Lee’s film moves sometimes in 5 year gaps, other times in single year jumps backwards. The reversal does some obvious things – the suspense is not what will happen, but why what happened happened. But also, and more importantly for Lee, I think, because it’s a trait of all of his films (and probably the main reason I love his movies so much), it really keeps Young-Ho hidden. Without a linear explanation of his motivations and history it’s impossible to nail him down until the final few minutes of the film. The end is somewhat neat and cohesive, and definitely circular, but the point is the constant switching of sympathies. Is Young-Ho a bad guy or not? He comes off differently every 10 minutes. The same is true of the narrative and genre. About 2/3 of the way through this film I was convinced that we were watching a love story. Then it was a cop drama. Then PTSD treatise. But for something that sounds like it could be so disjointed, this film really works.
Lee demonstrates an Ozu-like obsession with trains in this film.
They appear in nearly every segment of the film. Unlike Ozu’s, they’re not really there as a modernizing Japan (or for Lee, Korea), but rather to tie into Young-Ho’s history (the same is true of his limp, which seems to curiously show up only when in the direct or indirect company of Sunim (So-ri Moon), and as a literal vehicle to move (Lee uses a train in reverse to leap from section to section of the film).
Peppermint Candy, like Oasis, Secret Sunshine, and Poetry (I have yet to see Green Fish), is violent and gentle at once. Young-Ho teeters on the edge of insanity, and many times crosses over into it. He’s dangerous and magnetic and really frightening. Other times he’s sorrowful and nearly pathetic. The performance is truly incredible. Part of it is his ability to get menace from his lanky body. His smile is evil and happy at the same time and he’s too close to people-
Other times it’s the awkwardness and how Lee frames it. Like this shot, where Young-Ho has lunch with Sunim (across from him), but simultaneously hits on the waitress. This is a reverse shot and not the only angle on the scene, but it’s the one that Lee sticks on, framing it so we really only see the reaction of Sunim, though it’s still ostensibly a 3-shot. It’s uncomfortably crowded and centered:
Kyung-gu Sol’s best moments are his desperate interactions with other people. Talking to his estranged wife and her dog through her apartment door chain; speaking placidly with her after finding her in an affair; a friendly-not friendly discussion at a bathroom urinal. All of these are one-on-one and are quietly maniacal.

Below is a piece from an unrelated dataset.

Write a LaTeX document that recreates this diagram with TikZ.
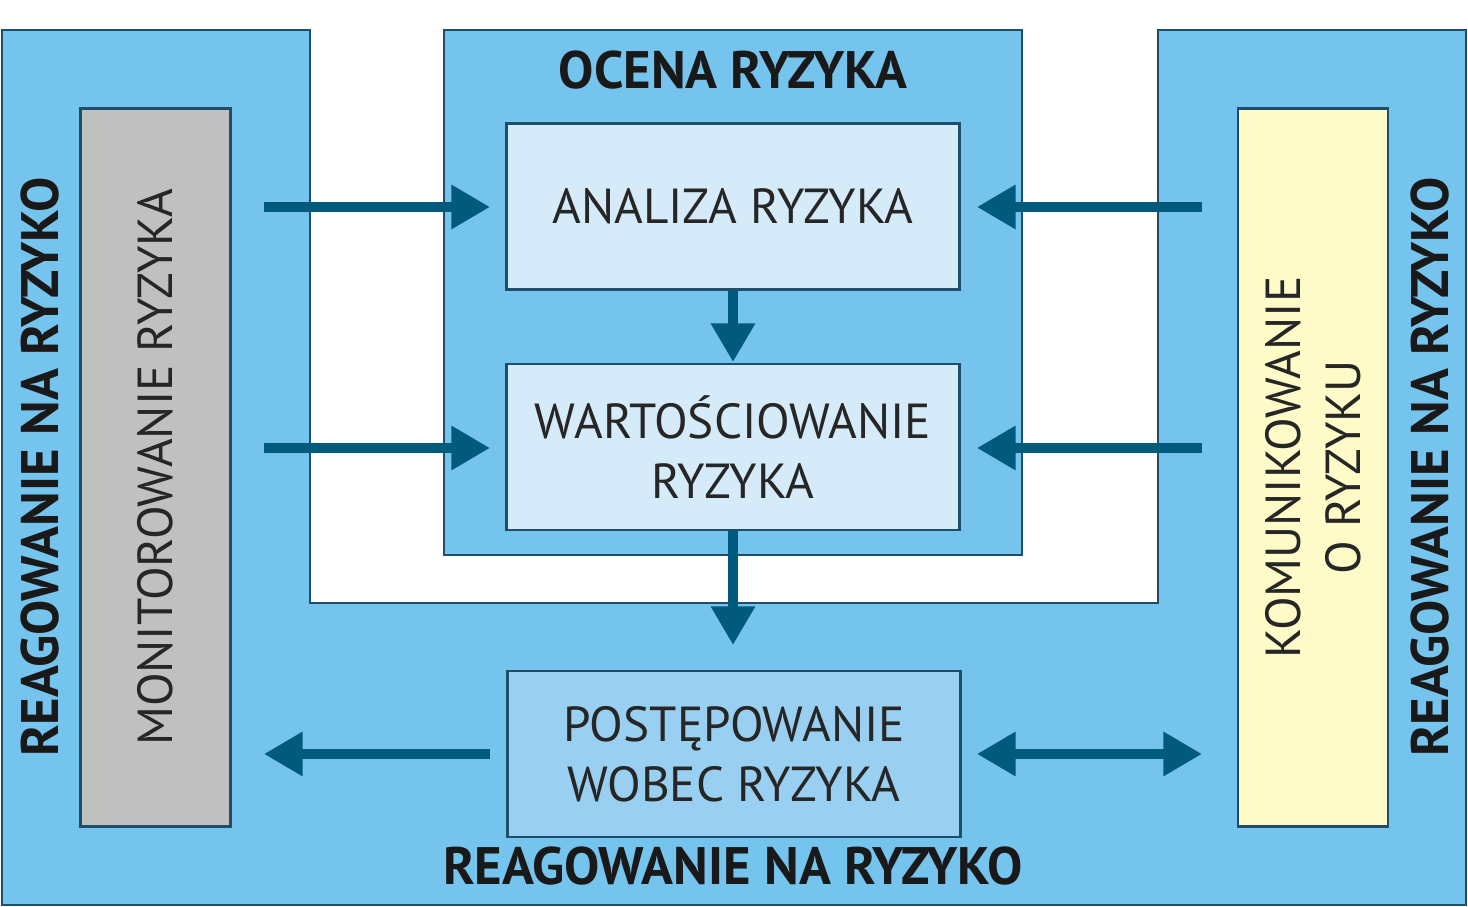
\documentclass[tikz,border=0pt]{standalone}
\usepackage{fontspec}
\setmainfont{PT Sans}
\usetikzlibrary{arrows.meta}
\definecolor{bgblue}{HTML}{75C4EE}
\definecolor{light}{HTML}{D6EBF9}
\definecolor{mid}{HTML}{99D0F2}
\definecolor{arr}{HTML}{005A7C}
\definecolor{edge}{HTML}{1F4E6B}
\definecolor{grayb}{HTML}{C0C0C0}
\definecolor{yel}{HTML}{FFFBC8}
\tikzset{
 box/.style={draw=edge, line width=0.8pt, minimum width=4.52cm, minimum height=1.66cm, align=center, font=\fontsize{14}{17}\selectfont, text=black!85},
 vbox/.style={draw=edge, line width=0.8pt, minimum width=7.17cm, minimum height=1.5cm, align=center, font=\fontsize{14}{17}\selectfont, rotate=90, text=black!85},
 ttl/.style={font=\bfseries\fontsize{15}{18}\selectfont, text=black!90},
 ar/.style={draw=arr, line width=2.6pt, -{Triangle[length=11pt,width=12pt]}},
 dar/.style={draw=arr, line width=2.6pt, {Triangle[length=11pt,width=12pt]}-{Triangle[length=11pt,width=12pt]}}
}
\begin{document}
\begin{tikzpicture}[x=0.01cm,y=-0.01cm]
\useasboundingbox (0,0) rectangle (1468,907);
\fill[white] (0,0) rectangle (1468,907);
\draw[edge, fill=bgblue, line width=0.8pt] (2,30) -- (310,30) -- (310,603) -- (1158,603) -- (1158,30) -- (1466,30) -- (1466,905) -- (2,905) -- cycle;
\draw[edge, fill=bgblue, line width=0.8pt] (444,30) rectangle (1022,555);
\node[ttl] (ocena) at (733,70) {OCENA RYZYKA};
\node[ttl] (reagB) at (733,866) {REAGOWANIE NA RYZYKO};
\node[ttl, rotate=90] (reagL) at (40,467) {REAGOWANIE NA RYZYKO};
\node[ttl, rotate=90] (reagR) at (1430,467) {REAGOWANIE NA RYZYKO};
\node[box, fill=light] (an) at (733,206.5) {ANALIZA RYZYKA};
\node[box, fill=light] (wa) at (733,447) {WARTOŚCIOWANIE\\RYZYKA};
\node[box, fill=mid] (po) at (734,754) {POSTĘPOWANIE\\WOBEC RYZYKA};
\node[vbox, fill=grayb] (mo) at (155.5,467.5) {MONITOROWANIE RYZYKA};
\node[vbox, fill=yel] (ko) at (1313,467.5) {KOMUNIKOWANIE\\O RYZYKU};
\coordinate (l1) at (264,207); \coordinate (l1e) at (490,207);
\coordinate (r1) at (1202,207); \coordinate (r1e) at (977,207);
\coordinate (l2) at (264,448); \coordinate (l2e) at (490,448);
\coordinate (r2) at (1202,448); \coordinate (r2e) at (977,448);
\coordinate (l3) at (264,754); \coordinate (l3s) at (490,754);
\coordinate (r3s) at (977,754); \coordinate (r3) at (1202,754);
\coordinate (d1) at (733,362); \coordinate (d2) at (733,645);
\draw[ar] (l1) -- (l1e);
\draw[ar] (r1) -- (r1e);
\draw[ar] (l2) -- (l2e);
\draw[ar] (r2) -- (r2e);
\draw[ar] (an.south) -- (d1);
\draw[ar] (wa.south) -- (d2);
\draw[ar] (l3s) -- (l3);
\draw[dar] (r3s) -- (r3);
\end{tikzpicture}
\end{document}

I find it somewhat difficult to describe Lee’s camera style. He uses handheld, but not exclusively. Sometimes there’s elaborate blocking, like in this scene – another of my favorites, but I could say that for a lot of this film – where Young-Ho screams at his colleagues in a bar. It’s only two stills from a pretty long scene, but Young-Ho moves to and from camera, believably wielding a broken mop handle. It’s aggressive, but also fluid. The kind of blocking that feels unplanned but was probably a long time in the making:
Other times the camera is smooth, dollying in and out of characters, though only occasionally with typical motivation. Most of the time, it’s just expert camera placement. There’s this scene, where Young-Ho confronts a young student in a moment of heightened danger. Lee gives us this single on Young-Ho:
It’s this reverse angle though that’s completely open and potentially dangerous. As soon as Lee cuts to it you know – because we’re over Young-Ho’s shoulder, because of the gap between the two characters, because of the depth (all of these things seem to point to some kind of emptiness; it’s too wide of a world. Something bad’s going to happen) – that this may not end well. A simple reverse shot on the girl would have entirely negated the effect. This shot, also so unnervingly still, is perfect:
Maybe it’s because I recently watched La Promesse that this film makes me think of the Dardennes a little bit. They’re very, very different, but both like a slight handheld camera, favor lower-middle class characters in extreme emotional situations, and, perhaps what stuck out to me most, both include a moment of extreme joy in the midst of all the pain. For Lee that’s a fantasy sequence, a critical one, that reminds me of something similar in Oasis.